The Deadliest Men is a collection of short biographies, each profiling the life and adventures of a famous (and in some cases, not-so-famous) combatant. Each person (as some of these "Deadliest Men" are women) persevered in personal combat.

In 44 chapters, Kirchner takes the reader from antiquity (Alexander the Great) to the modern world (Lance Thomas, who defended his Los Angeles jewelry shop in 5 armed robberies). Kirchner's subjects span the gamut of combatants, from martial artists (Sokaku Takeda) to foot soldiers (Sgt. Alvin York) to fighter pilots (Gregory "Pappy" Boyington).

Kirchner plays homage to warriors of all castes and creeds, from Zulu fighter Mgobozi to Nazi pilot Hans-Ulrich Rudel, from Viking legend Egil Skallagrimsson to Syria's Usamah ibn-Munqidh.

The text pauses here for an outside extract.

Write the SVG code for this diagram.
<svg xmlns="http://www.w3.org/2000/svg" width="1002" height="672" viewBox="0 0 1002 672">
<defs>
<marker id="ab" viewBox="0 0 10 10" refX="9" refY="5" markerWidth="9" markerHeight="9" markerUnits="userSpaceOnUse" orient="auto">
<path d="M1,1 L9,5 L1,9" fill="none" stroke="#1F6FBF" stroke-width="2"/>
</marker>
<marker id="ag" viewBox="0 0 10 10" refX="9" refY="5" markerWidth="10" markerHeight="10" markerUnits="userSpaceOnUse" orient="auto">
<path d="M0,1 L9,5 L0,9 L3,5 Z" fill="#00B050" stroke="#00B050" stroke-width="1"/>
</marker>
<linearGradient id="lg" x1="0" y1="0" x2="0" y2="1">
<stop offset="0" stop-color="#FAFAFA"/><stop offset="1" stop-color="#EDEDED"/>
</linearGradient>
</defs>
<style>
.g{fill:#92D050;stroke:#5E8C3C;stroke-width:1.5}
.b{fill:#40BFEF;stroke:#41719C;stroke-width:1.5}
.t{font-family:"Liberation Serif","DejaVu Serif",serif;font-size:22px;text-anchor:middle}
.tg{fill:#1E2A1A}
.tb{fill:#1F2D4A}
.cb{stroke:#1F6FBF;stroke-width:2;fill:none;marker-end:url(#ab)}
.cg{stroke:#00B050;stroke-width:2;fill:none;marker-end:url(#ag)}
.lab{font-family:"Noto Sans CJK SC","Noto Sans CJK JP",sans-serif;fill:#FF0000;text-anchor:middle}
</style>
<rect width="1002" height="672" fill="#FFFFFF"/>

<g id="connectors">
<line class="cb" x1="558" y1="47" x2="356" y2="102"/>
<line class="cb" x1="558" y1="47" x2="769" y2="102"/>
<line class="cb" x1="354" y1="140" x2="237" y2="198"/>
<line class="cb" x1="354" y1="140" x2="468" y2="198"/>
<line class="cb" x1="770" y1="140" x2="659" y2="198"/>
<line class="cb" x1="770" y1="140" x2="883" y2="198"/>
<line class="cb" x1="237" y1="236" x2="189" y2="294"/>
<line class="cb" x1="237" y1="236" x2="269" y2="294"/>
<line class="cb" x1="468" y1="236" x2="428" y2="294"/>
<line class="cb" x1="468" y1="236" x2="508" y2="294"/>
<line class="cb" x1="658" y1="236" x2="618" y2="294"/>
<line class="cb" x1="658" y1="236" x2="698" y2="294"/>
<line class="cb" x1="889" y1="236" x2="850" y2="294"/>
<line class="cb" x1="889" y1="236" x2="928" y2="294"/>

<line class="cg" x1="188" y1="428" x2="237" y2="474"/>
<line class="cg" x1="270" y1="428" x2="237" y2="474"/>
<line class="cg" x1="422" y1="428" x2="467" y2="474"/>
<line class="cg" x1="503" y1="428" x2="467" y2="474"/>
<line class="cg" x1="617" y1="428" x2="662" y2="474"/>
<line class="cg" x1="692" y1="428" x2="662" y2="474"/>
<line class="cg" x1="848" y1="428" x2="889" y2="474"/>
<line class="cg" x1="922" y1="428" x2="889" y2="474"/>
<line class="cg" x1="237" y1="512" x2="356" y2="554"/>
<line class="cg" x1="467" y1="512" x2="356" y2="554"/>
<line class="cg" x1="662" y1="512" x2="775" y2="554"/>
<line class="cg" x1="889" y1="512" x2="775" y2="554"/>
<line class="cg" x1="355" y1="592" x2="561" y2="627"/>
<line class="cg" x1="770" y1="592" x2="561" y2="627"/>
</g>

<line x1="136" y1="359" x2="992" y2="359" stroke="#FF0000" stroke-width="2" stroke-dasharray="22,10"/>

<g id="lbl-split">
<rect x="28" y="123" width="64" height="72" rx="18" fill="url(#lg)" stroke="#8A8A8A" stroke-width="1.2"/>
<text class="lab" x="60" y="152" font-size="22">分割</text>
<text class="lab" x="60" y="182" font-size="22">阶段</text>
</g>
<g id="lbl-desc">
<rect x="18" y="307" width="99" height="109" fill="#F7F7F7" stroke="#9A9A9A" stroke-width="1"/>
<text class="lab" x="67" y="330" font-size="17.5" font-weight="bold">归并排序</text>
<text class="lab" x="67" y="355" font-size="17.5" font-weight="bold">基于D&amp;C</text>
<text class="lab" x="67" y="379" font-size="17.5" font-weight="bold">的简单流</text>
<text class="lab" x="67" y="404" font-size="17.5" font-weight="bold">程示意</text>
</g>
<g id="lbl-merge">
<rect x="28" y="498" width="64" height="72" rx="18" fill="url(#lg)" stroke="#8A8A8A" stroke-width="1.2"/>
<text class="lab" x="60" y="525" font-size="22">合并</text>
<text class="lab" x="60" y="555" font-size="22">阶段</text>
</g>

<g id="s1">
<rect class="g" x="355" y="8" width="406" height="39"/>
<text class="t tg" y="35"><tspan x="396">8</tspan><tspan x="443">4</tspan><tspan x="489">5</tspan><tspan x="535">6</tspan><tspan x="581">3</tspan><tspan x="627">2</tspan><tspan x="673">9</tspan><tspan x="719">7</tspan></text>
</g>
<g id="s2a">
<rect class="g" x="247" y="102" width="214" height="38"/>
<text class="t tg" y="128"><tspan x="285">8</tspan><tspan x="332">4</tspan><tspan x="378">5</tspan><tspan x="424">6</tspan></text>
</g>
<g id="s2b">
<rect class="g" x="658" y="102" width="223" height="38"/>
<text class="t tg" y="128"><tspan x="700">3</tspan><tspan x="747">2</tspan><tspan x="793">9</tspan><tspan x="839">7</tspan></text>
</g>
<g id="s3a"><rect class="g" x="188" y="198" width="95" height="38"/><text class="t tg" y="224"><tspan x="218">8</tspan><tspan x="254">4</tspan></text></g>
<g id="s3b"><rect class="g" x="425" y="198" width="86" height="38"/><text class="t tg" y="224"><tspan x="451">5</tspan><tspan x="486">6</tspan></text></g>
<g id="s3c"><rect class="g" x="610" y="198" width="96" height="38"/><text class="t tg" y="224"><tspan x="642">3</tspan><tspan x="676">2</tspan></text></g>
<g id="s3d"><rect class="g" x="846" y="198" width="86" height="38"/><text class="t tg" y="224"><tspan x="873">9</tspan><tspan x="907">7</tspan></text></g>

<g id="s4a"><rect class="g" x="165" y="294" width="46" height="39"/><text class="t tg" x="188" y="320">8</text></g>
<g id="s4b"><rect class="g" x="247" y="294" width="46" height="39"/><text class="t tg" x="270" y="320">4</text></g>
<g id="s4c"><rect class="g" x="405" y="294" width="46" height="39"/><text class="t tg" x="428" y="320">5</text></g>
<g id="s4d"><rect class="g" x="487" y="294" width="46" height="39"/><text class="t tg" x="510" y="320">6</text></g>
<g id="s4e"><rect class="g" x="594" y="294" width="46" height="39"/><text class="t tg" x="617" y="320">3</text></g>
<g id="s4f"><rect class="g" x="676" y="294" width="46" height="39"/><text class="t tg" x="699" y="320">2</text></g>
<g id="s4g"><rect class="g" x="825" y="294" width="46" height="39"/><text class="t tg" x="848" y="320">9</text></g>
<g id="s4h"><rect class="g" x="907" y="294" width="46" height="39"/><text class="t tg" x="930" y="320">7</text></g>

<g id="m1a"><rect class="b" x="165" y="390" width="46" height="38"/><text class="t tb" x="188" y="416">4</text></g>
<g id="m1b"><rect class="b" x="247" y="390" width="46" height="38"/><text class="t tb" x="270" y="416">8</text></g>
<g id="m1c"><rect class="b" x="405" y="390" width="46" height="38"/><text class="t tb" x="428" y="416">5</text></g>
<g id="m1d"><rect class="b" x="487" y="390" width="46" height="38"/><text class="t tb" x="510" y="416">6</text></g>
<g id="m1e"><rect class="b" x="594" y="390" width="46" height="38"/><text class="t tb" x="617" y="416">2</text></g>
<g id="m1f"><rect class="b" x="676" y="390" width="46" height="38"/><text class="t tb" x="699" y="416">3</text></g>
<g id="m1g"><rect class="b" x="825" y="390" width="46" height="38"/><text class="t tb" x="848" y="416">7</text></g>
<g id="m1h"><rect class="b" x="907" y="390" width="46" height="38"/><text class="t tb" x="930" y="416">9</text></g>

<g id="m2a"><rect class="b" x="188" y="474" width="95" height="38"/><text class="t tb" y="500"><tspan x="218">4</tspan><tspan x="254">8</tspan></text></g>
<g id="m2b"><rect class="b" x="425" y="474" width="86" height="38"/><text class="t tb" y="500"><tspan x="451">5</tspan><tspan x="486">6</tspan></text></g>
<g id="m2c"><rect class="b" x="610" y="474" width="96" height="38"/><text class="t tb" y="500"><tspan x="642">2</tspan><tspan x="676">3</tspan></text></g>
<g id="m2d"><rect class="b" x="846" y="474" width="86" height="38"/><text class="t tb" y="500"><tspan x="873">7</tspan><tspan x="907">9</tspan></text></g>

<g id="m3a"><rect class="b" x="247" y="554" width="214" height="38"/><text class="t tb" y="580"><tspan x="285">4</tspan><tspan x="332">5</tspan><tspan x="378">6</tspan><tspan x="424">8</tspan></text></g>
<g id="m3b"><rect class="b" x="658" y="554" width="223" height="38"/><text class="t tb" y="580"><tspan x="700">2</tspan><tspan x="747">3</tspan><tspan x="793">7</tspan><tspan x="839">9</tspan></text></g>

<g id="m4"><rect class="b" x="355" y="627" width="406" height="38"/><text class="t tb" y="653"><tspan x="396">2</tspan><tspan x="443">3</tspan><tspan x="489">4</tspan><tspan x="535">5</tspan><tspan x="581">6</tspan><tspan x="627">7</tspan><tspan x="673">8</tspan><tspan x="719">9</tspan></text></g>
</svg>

These may seem like unrelated names, but each profiled individual, in Kirchner's words, "fought for honor and fought because they liked to." All are figures that epitomize the words valor, daring, courage, and fighting spirit.

Some folks think of history as a dull topic, but these profiles of heroic characters infuse drama and action into the past. I found the book incredibly interesting, and the lives of those profiled inspiring.